Task statement
Give again only the lines running from the one with "Write the Bokeh code for this chart." through the one with "from bokeh.resources import INLINE", inclusive. Omit every picture.

## BEGIN Dataset records

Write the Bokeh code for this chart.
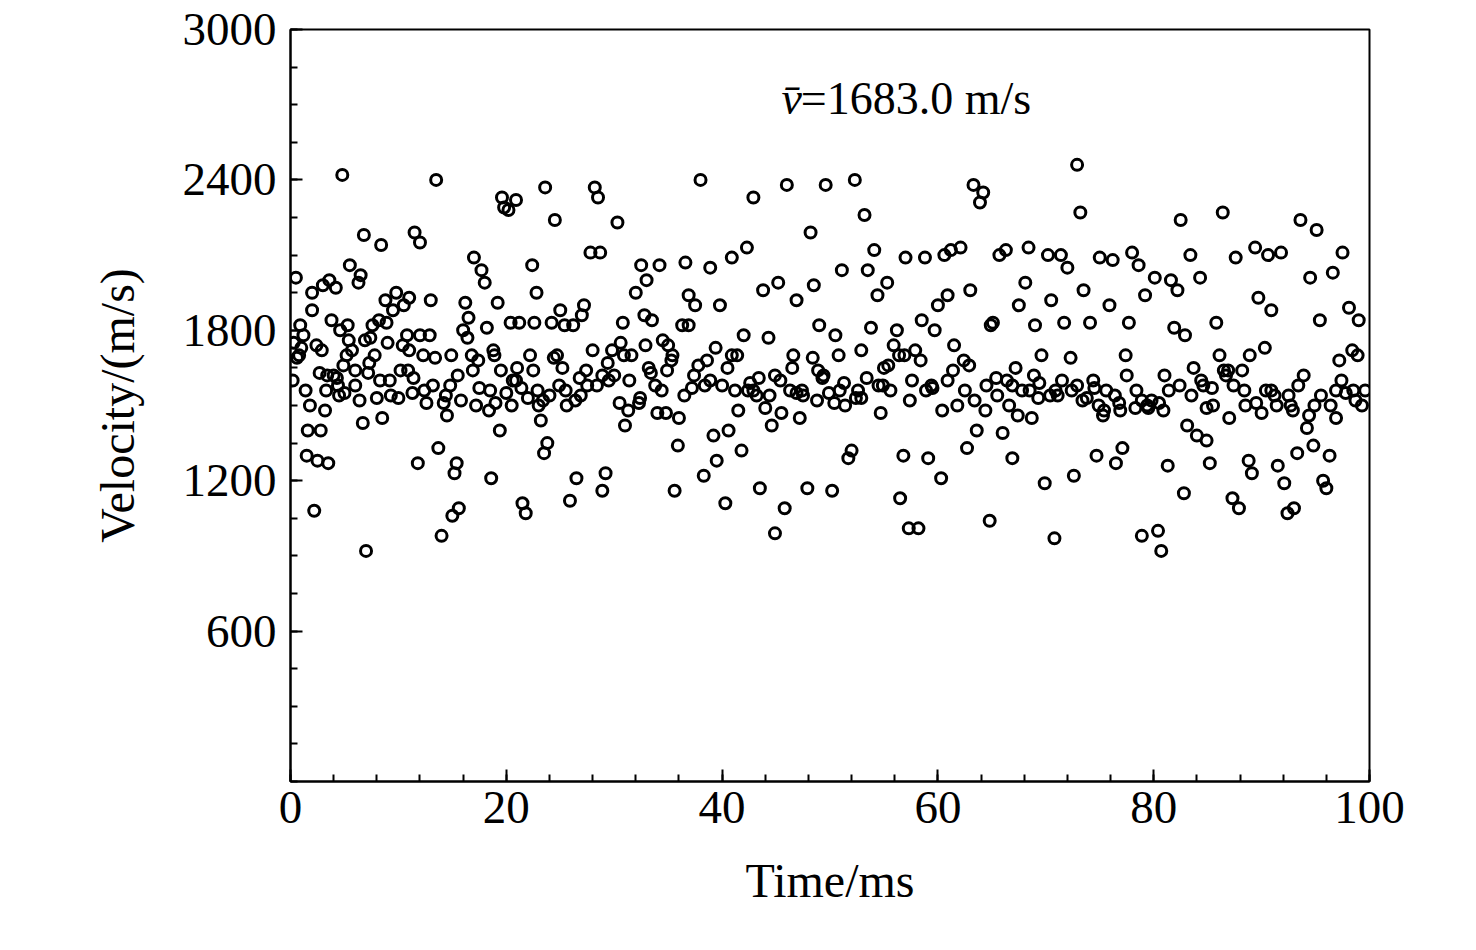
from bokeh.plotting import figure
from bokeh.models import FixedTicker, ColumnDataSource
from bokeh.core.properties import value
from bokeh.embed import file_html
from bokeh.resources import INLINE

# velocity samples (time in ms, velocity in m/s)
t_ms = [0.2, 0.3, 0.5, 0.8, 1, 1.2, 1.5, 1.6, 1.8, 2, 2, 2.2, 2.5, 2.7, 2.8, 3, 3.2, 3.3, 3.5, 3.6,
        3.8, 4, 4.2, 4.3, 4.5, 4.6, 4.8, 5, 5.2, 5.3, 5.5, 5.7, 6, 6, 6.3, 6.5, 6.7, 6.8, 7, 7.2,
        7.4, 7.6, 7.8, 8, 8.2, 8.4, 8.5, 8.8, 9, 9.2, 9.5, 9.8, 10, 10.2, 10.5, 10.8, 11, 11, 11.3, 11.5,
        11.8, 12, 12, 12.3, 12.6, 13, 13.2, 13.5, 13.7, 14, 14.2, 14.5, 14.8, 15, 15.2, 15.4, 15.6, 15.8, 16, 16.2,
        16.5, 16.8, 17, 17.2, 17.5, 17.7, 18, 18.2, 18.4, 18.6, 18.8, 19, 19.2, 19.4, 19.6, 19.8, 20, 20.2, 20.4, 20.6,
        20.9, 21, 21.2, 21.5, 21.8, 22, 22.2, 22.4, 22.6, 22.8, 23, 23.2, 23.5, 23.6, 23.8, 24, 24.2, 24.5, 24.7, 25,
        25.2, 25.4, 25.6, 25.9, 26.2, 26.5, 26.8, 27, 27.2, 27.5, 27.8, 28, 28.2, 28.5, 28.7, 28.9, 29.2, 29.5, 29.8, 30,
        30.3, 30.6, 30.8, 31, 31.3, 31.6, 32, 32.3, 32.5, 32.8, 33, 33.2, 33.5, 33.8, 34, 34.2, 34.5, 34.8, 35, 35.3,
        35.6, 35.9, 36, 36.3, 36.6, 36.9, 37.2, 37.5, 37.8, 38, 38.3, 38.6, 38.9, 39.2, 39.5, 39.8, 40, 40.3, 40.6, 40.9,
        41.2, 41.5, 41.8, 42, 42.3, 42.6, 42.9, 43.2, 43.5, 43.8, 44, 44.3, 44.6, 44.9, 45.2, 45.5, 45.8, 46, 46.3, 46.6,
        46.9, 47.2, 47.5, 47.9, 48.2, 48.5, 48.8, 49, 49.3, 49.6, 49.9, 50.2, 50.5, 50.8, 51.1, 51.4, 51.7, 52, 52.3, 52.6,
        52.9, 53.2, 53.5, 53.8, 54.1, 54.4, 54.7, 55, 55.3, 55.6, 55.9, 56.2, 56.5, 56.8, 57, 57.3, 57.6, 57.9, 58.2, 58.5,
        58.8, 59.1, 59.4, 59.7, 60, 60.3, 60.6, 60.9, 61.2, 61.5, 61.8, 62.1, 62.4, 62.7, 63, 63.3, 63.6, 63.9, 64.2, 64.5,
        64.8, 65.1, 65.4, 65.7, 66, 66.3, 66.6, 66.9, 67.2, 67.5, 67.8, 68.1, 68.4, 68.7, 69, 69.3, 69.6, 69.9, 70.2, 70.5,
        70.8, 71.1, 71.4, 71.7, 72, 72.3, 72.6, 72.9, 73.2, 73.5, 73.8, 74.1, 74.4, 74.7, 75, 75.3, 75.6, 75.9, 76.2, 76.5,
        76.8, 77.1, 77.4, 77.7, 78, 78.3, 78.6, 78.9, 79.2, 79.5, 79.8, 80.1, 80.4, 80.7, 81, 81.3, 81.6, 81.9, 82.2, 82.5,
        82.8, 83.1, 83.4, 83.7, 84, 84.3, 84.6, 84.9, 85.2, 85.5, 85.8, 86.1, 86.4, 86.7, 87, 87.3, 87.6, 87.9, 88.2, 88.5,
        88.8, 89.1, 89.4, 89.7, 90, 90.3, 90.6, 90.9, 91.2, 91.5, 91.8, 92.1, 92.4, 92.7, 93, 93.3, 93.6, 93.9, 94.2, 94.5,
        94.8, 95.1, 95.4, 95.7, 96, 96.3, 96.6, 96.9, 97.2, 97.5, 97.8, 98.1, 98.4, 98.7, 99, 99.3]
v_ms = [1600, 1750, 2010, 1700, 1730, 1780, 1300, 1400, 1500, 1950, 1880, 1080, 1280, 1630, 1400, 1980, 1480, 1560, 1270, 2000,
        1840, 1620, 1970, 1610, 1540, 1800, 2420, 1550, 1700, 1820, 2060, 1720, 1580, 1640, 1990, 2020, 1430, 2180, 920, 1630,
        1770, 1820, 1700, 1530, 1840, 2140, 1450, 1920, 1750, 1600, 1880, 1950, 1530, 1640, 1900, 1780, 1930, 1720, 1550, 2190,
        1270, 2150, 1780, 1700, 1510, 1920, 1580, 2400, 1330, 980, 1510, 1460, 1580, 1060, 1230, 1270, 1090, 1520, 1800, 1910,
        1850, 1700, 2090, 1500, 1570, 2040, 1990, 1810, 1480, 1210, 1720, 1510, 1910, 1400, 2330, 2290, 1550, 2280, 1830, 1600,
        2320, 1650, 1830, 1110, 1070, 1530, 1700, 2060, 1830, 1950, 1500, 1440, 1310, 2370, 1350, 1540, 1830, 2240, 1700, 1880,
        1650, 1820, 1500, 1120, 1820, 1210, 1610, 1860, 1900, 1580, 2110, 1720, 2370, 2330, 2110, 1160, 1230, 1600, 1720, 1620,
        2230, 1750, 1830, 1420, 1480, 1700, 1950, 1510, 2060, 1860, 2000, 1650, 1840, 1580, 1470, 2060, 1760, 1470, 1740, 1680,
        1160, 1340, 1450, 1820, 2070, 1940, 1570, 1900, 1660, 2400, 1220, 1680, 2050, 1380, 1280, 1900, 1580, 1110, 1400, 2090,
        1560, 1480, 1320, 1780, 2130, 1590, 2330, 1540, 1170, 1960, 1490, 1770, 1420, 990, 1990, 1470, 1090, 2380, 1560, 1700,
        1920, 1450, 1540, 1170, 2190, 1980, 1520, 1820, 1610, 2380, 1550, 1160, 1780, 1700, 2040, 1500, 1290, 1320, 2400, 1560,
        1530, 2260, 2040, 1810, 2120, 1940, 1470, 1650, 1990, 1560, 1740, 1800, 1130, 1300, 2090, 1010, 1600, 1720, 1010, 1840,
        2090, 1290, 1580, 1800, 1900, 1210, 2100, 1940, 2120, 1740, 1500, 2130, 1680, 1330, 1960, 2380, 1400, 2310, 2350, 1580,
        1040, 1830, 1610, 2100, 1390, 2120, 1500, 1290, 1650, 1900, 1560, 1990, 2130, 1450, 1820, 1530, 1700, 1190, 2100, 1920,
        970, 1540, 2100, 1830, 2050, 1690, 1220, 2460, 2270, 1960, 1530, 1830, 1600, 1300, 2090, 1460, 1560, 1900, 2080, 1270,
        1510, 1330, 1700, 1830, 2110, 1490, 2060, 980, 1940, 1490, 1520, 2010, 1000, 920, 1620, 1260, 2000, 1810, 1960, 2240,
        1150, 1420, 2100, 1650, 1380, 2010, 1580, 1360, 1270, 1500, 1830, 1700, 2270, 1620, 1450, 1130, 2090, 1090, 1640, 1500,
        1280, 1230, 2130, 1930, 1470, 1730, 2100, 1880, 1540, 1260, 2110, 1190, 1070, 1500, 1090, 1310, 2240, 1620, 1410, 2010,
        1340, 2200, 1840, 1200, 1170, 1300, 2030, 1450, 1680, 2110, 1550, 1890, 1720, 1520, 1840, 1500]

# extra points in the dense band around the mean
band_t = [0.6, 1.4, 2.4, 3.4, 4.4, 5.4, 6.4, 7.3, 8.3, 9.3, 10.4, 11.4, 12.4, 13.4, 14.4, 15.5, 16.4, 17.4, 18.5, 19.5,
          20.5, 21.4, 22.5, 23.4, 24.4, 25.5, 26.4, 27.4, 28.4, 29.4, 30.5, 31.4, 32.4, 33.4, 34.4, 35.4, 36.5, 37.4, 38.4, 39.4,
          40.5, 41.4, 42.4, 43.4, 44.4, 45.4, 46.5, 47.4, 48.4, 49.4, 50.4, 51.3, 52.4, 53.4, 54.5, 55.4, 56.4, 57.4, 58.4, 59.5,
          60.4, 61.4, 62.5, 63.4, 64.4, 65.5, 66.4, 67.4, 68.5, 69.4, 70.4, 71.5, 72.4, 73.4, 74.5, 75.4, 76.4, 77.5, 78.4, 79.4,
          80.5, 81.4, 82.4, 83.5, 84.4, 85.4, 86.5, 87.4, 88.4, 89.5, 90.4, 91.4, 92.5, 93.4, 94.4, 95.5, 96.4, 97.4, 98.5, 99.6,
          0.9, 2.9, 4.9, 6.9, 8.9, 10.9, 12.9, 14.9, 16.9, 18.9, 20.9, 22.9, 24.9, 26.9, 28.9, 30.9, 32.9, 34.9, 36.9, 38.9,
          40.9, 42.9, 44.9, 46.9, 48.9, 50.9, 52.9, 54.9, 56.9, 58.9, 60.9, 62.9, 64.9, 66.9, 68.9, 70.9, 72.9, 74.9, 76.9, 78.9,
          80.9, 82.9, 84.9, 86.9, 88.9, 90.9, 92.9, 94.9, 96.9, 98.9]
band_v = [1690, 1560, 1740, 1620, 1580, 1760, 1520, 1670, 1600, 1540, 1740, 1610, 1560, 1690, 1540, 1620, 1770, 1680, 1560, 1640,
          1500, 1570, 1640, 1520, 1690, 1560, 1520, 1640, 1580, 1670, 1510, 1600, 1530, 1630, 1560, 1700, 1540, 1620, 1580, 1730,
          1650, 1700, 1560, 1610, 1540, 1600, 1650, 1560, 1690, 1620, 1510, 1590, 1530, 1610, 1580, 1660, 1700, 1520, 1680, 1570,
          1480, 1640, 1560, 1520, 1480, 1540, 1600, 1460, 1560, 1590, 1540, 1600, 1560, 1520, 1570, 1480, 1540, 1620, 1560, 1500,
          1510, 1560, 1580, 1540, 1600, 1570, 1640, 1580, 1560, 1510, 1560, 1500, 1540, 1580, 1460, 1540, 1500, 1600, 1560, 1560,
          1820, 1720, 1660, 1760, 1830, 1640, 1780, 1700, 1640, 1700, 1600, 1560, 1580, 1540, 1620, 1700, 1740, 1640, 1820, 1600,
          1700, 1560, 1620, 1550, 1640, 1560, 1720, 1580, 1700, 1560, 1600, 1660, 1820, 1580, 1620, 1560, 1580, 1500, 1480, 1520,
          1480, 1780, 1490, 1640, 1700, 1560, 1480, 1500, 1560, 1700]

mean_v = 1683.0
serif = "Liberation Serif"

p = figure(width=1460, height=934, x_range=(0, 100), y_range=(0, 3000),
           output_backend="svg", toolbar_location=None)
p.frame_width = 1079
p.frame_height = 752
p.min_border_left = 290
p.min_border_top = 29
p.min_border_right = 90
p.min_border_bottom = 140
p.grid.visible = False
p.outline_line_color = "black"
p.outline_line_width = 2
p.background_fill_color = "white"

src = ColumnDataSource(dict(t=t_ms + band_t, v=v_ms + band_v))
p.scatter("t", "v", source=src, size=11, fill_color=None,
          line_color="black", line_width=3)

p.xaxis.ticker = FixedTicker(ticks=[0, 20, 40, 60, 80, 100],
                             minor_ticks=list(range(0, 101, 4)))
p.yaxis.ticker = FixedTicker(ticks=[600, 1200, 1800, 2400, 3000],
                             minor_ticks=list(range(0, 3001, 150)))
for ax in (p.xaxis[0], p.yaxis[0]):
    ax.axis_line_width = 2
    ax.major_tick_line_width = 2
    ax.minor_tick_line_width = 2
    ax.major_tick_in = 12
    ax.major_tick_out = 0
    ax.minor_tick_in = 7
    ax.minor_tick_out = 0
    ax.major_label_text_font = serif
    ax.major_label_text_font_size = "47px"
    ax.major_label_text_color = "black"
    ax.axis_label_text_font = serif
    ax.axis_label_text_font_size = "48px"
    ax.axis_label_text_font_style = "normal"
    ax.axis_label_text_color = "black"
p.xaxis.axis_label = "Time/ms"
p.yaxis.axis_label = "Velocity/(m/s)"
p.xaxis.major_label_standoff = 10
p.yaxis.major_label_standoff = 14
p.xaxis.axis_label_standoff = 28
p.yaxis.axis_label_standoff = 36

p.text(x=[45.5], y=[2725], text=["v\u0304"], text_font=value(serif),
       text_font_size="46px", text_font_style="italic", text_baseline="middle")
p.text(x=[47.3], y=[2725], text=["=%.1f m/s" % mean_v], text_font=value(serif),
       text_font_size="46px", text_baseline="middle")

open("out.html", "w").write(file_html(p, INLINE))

## END Dataset records
## BEGIN Dataset records

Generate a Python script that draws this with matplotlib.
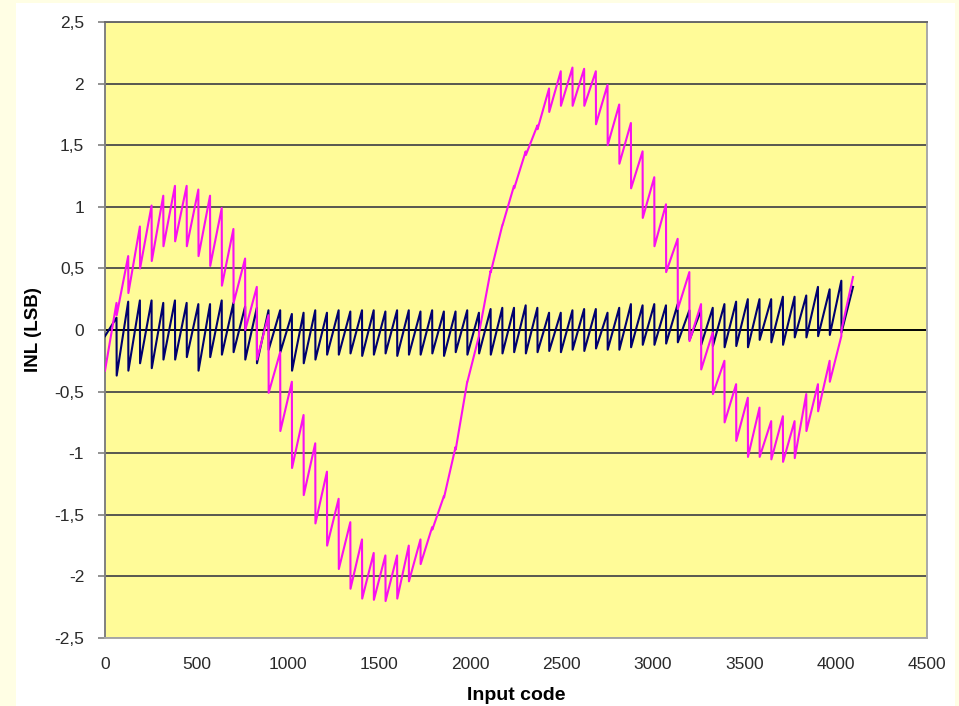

## END Dataset records

Expected answer
Write the Bokeh code for this chart.
from bokeh.plotting import figure
from bokeh.models import FixedTicker, ColumnDataSource
from bokeh.core.properties import value
from bokeh.embed import file_html
from bokeh.resources import INLINE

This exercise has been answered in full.